Saturday, 23 April 2016

Nilgiri hills




The Nilgiri (Tamil: நிலகிரி, blue mountains), are a range of mountains forming a part of the Western Ghats which is loacted in the western part of Tamil Nadu, state at the junction of Karnataka and Kerala states in Southern India. At least 24 of the Nilgiri mountains's peak above 2,000 metres (6,600 ft), the highest peak being Doddabetta, at 2,637 metres (8,652 ft).

The hills are separated from the Karnataka plateau to the north by the Moyar River and from the Anaimalai Hills and Palni Hills to the south by the Palghat Gap. The Nilgiris District of Tamil Nadu lies within these mountains. Its latitudinal and longitudinal dimensions are 130 km (Latitude: 11° 08' to 11° 37' N) by 185 km (Longitude: 76° 27' E to 77° 4' E). Central location is: 11°22′30″N 76°45′30″E. It has an area of 2,479 square kilometres (957 sq mi). It is connected via Nilgiri Mountain Railway.
The high steppes of the Nilgiri Hills have been inhabited since prehistoric times as the large number of artefacts unearthed by excavators demonstrates.

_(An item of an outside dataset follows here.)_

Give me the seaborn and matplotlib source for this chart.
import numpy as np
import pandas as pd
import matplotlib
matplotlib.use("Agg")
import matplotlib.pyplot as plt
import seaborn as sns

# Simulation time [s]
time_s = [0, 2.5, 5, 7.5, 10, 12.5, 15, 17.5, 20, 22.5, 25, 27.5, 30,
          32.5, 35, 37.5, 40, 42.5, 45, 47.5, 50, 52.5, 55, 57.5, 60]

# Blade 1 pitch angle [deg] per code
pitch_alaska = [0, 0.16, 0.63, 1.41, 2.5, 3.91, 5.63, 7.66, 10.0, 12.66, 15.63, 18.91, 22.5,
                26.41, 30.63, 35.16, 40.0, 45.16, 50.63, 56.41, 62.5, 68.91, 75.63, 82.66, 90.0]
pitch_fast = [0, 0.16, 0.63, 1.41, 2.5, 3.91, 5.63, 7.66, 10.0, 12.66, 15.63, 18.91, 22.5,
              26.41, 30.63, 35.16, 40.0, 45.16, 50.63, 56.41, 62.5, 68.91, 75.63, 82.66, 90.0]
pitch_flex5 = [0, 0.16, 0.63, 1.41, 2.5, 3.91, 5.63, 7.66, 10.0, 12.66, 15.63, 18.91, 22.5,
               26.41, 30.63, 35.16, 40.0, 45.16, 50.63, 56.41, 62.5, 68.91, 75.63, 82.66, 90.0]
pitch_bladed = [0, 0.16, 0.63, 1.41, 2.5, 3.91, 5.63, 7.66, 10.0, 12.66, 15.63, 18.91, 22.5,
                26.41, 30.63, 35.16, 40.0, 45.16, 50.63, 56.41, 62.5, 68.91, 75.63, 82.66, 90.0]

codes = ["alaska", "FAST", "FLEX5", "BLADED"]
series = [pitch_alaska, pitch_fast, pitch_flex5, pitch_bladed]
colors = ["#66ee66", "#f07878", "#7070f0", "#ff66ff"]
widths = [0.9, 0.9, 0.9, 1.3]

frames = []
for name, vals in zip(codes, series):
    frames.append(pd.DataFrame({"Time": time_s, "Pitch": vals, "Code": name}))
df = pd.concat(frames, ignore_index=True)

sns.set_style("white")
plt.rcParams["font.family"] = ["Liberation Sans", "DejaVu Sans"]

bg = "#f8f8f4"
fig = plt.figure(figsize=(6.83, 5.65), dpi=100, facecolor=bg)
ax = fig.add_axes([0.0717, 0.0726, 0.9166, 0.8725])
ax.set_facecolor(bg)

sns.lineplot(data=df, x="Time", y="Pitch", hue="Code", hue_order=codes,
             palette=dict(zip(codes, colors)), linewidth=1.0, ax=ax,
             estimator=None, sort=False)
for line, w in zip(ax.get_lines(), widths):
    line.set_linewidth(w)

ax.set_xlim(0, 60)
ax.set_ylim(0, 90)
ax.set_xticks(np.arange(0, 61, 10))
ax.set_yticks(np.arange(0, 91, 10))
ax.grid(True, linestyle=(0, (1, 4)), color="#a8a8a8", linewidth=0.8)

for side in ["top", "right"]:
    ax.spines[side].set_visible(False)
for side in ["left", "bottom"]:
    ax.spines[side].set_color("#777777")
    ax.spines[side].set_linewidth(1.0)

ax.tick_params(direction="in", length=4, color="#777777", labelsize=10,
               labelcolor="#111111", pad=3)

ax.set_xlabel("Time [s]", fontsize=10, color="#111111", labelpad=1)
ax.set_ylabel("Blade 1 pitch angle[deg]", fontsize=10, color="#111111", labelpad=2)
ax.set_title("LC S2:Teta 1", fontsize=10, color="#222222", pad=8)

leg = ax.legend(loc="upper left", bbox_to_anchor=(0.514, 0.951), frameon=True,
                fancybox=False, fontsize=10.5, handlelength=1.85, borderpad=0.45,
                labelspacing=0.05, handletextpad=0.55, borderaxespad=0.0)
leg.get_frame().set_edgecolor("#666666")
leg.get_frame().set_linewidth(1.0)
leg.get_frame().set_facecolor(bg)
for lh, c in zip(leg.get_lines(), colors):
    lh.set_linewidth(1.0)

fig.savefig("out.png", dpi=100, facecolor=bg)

A particularly important collection from the region can be seen in the British Museum, including those assembled by colonial officers James Wilkinson Breeks, Major M J Walhouse and Sir Walter Elliot. The first recorded use of the word Nila applied to this region can be traced to 1117 AD in the report of a general of Vishnuvardhana, King of Hoysalas, who in reference to his enemies, claimed to have "frightened the Todas, driven the Kongu people underground, slaughtered the Pallavas, put to death the Malayalas, terrified King Kala and then proceeded to offer the peak of Nila Mountain (presumably Doddabetta or Rangaswami peak of Peranganad in East Nilgiris) to Lakshmi, Goddess of Wealth.

In 1814, Keys, a sub-assistant, and McMahon, an apprentice in the Survey Department, ascended the hills by the Danaynkeucottah Pass, penetrated into the remotest parts, made plans, and sent in reports of their discoveries. As a result of these accounts, Messrs. Whish and Kindersley, two young Madras civilians, ventured up in pursuit of some criminals taking refuge in the mountains, and proceeded to reconnoitre the interior. They soon saw and felt enough favorable climate and terrain to excite their own curiosity and that of others.

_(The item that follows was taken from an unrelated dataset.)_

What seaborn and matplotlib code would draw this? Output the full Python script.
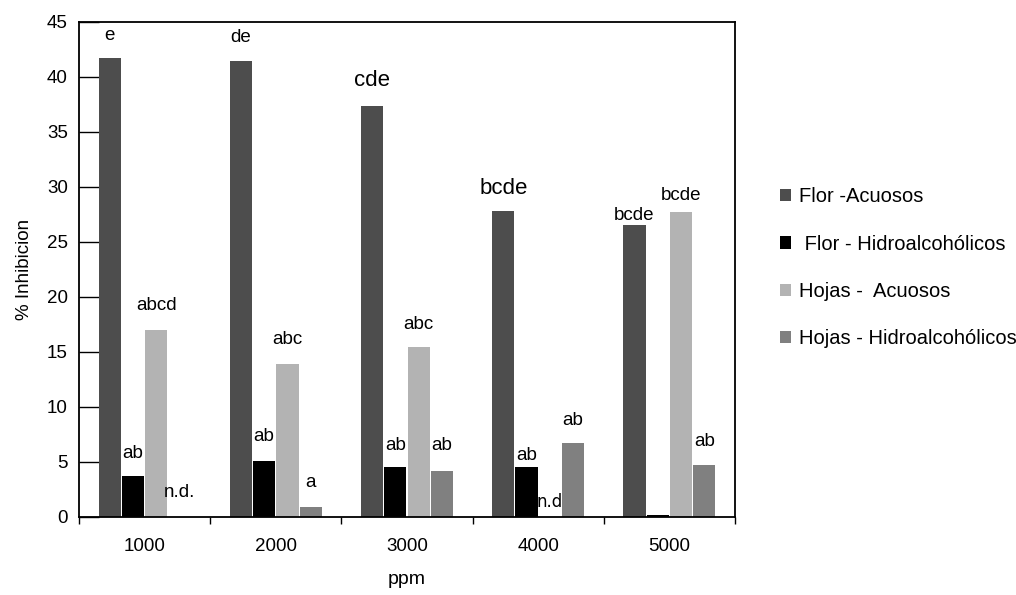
import matplotlib
matplotlib.use("Agg")
import matplotlib.pyplot as plt
from matplotlib.ticker import FixedLocator
import seaborn as sns
import pandas as pd

# data
ppm = ["1000", "2000", "3000", "4000", "5000"]
series = ["Flor -Acuosos", " Flor - Hidroalcohólicos",
          "Hojas -  Acuosos", "Hojas - Hidroalcohólicos"]
flor_acuosos = [41.7, 41.45, 37.4, 27.8, 26.5]
flor_hidro = [3.7, 5.05, 4.5, 4.5, 0.2]
hojas_acuosos = [17.0, 13.9, 15.45, 0.0, 27.7]
hojas_hidro = [0.0, 0.9, 4.2, 6.7, 4.7]

# significance letters and the height they sit at
flor_acuosos_lbl = ["e", "de", "cde", "bcde", "bcde"]
flor_acuosos_lbl_y = [43.8, 43.6, 39.7, 29.9, 27.4]
flor_hidro_lbl = ["ab", "ab", "ab", "ab", None]
flor_hidro_lbl_y = [5.8, 7.3, 6.5, 5.6, None]
hojas_acuosos_lbl = ["abcd", "abc", "abc", "n.d", "bcde"]
hojas_acuosos_lbl_y = [19.2, 16.1, 17.5, 1.4, 29.2]
hojas_hidro_lbl = ["n.d.", "a", "ab", "ab", "ab"]
hojas_hidro_lbl_y = [2.2, 3.1, 6.5, 8.8, 6.9]

colors = ["#4d4d4d", "#000000", "#b3b3b3", "#808080"]

sns.set_theme(style="white")
plt.rcParams["font.family"] = ["Liberation Sans", "DejaVu Sans"]
plt.rcParams["text.color"] = "black"
plt.rcParams["axes.labelcolor"] = "black"
plt.rcParams["xtick.color"] = "black"
plt.rcParams["ytick.color"] = "black"

values = [flor_acuosos, flor_hidro, hojas_acuosos, hojas_hidro]
rows = []
for s, vals in zip(series, values):
    for p, v in zip(ppm, vals):
        rows.append({"ppm": p, "serie": s, "valor": v})
data = pd.DataFrame(rows)

fig = plt.figure(figsize=(10.16, 5.95), dpi=100)
ax = fig.add_axes([0.0778, 0.1311, 0.6456, 0.8320])

sns.barplot(data=data, x="ppm", y="valor", hue="serie", hue_order=series,
            order=ppm, palette=colors, width=0.71, gap=0.05,
            saturation=1, errorbar=None, ax=ax, linewidth=0)

ax.set_xlim(-0.5, 4.5)
ax.set_ylim(0, 45)
ax.set_yticks(range(0, 46, 5))

for sp in ax.spines.values():
    sp.set_visible(True)
    sp.set_color("black")
    sp.set_linewidth(1.3)

# y ticks: short outward labelled ticks + long inner marks
ax.yaxis.remove_overlapping_locs = False
ax.yaxis.set_minor_locator(FixedLocator(range(0, 46, 5)))
ax.tick_params(axis="y", which="major", direction="out", length=4,
               width=1, labelsize=13.5, pad=4)
ax.tick_params(axis="y", which="minor", direction="in", length=14.5,
               width=1, left=True)

# x ticks: labels at centres, tick marks at group boundaries
ax.xaxis.set_minor_locator(FixedLocator([-0.5, 0.5, 1.5, 2.5, 3.5, 4.5]))
ax.tick_params(axis="x", which="major", length=0, labelsize=13.5, pad=15)
ax.tick_params(axis="x", which="minor", direction="out", length=5,
               width=1, bottom=True)

ax.set_xlabel("ppm", fontsize=14, labelpad=12)
ax.set_ylabel("% Inhibicion", fontsize=13.5, labelpad=10)

labels = [flor_acuosos_lbl, flor_hidro_lbl, hojas_acuosos_lbl, hojas_hidro_lbl]
labels_y = [flor_acuosos_lbl_y, flor_hidro_lbl_y, hojas_acuosos_lbl_y,
            hojas_hidro_lbl_y]
for cont, lbls, ys in zip(ax.containers, labels, labels_y):
    for bar, t, y in zip(cont, lbls, ys):
        if t is None:
            continue
        x = bar.get_x() + bar.get_width() / 2
        size = 13.5
        fam = ["Liberation Sans", "DejaVu Sans"]
        if t == "cde" or (t == "bcde" and y > 29.5 and bar.get_facecolor()[0] < 0.35):
            size = 16
        if t == "n.d":
            size = 12
            fam = ["Liberation Sans Narrow", "DejaVu Sans"]
        ax.text(x, y, t, ha="center", va="center", fontsize=size, family=fam)

handles, lbls = ax.get_legend_handles_labels()
ax.legend(handles, lbls, loc="center left", bbox_to_anchor=(0.75, 0.55),
          bbox_transform=fig.transFigure, frameon=False, fontsize=14.5,
          handlelength=0.55, handleheight=0.55, handletextpad=0.4,
          labelspacing=1.4)

plt.savefig("out.png", dpi=100)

With a detachment of Europeans and Indian sepoys, he set out on his mission on 2 January 1819. The journey involved crossing rough and harsh terrain, steep precipices and danger from wild animals. After an expedition that lasted for six days and loss of the lives of some of the expedition members, Sullivan finally reached a plateau from where he proudly hoisted the British flag. In May, 1819, the same tourists from Coimbatore, accompanied by Monsieur Leschnault de la Tour, naturalist to the King of France, repeated their excursion. They asserted the temperature in the shade to be 74 °F (23 °C) at a time when the temperature of the plains was up to 100 °F (38 °C). Such a climate within the tropics was considered so great an anomaly that few at first believed its existence.

After the early 1820s, the hills were developed rapidly under the British Raj because most of the land was by then privately owned by British citizens. It was a popular summer and weekend getaway for the British during the colonial days. In 1827 Ooty became the official sanatorium and the summer capital of the Madras Presidency. Many winding hill roads were built. In 1899, The Nilgiri Mountain Railway was completed by influential and enterprising British citizens with venture capital from the Madras government. In the 19th century, when the British Straits Settlement shipped Chinese convicts to be jailed in India, the Chinese men then settled in the Nilgiri mountains near Naduvattam after their release and married Tamil Paraiyan women, having mixed Chinese-Tamil children with them. They were documented by Edgar Thurston. Paraiyan is also anglicized as "pariah".

Over 2700 species of flowering plants, 160 species of fern and fern allies, countless types of flowerless plants, mosses, fungi, algae, land lichens are found in the sholas of the Nilgiris. No other hill station has so many exotic species.

The Nilgiri tahr animal can be found in the hills.

Much of the Nilgiris' natural montane grasslands and shrublands interspersed with sholas has been much disturbed or destroyed by extensive tea plantations, easy motor-vehicle access, extensive commercial planting and harvesting of non-native eucalyptus and wattle (Acacia dealbata, Acacia mearnsii) plantations, and cattle grazing. The area also features one large and several smaller hydro-electric impoundments. Scotch broom has become an ecologically damaging invasive species.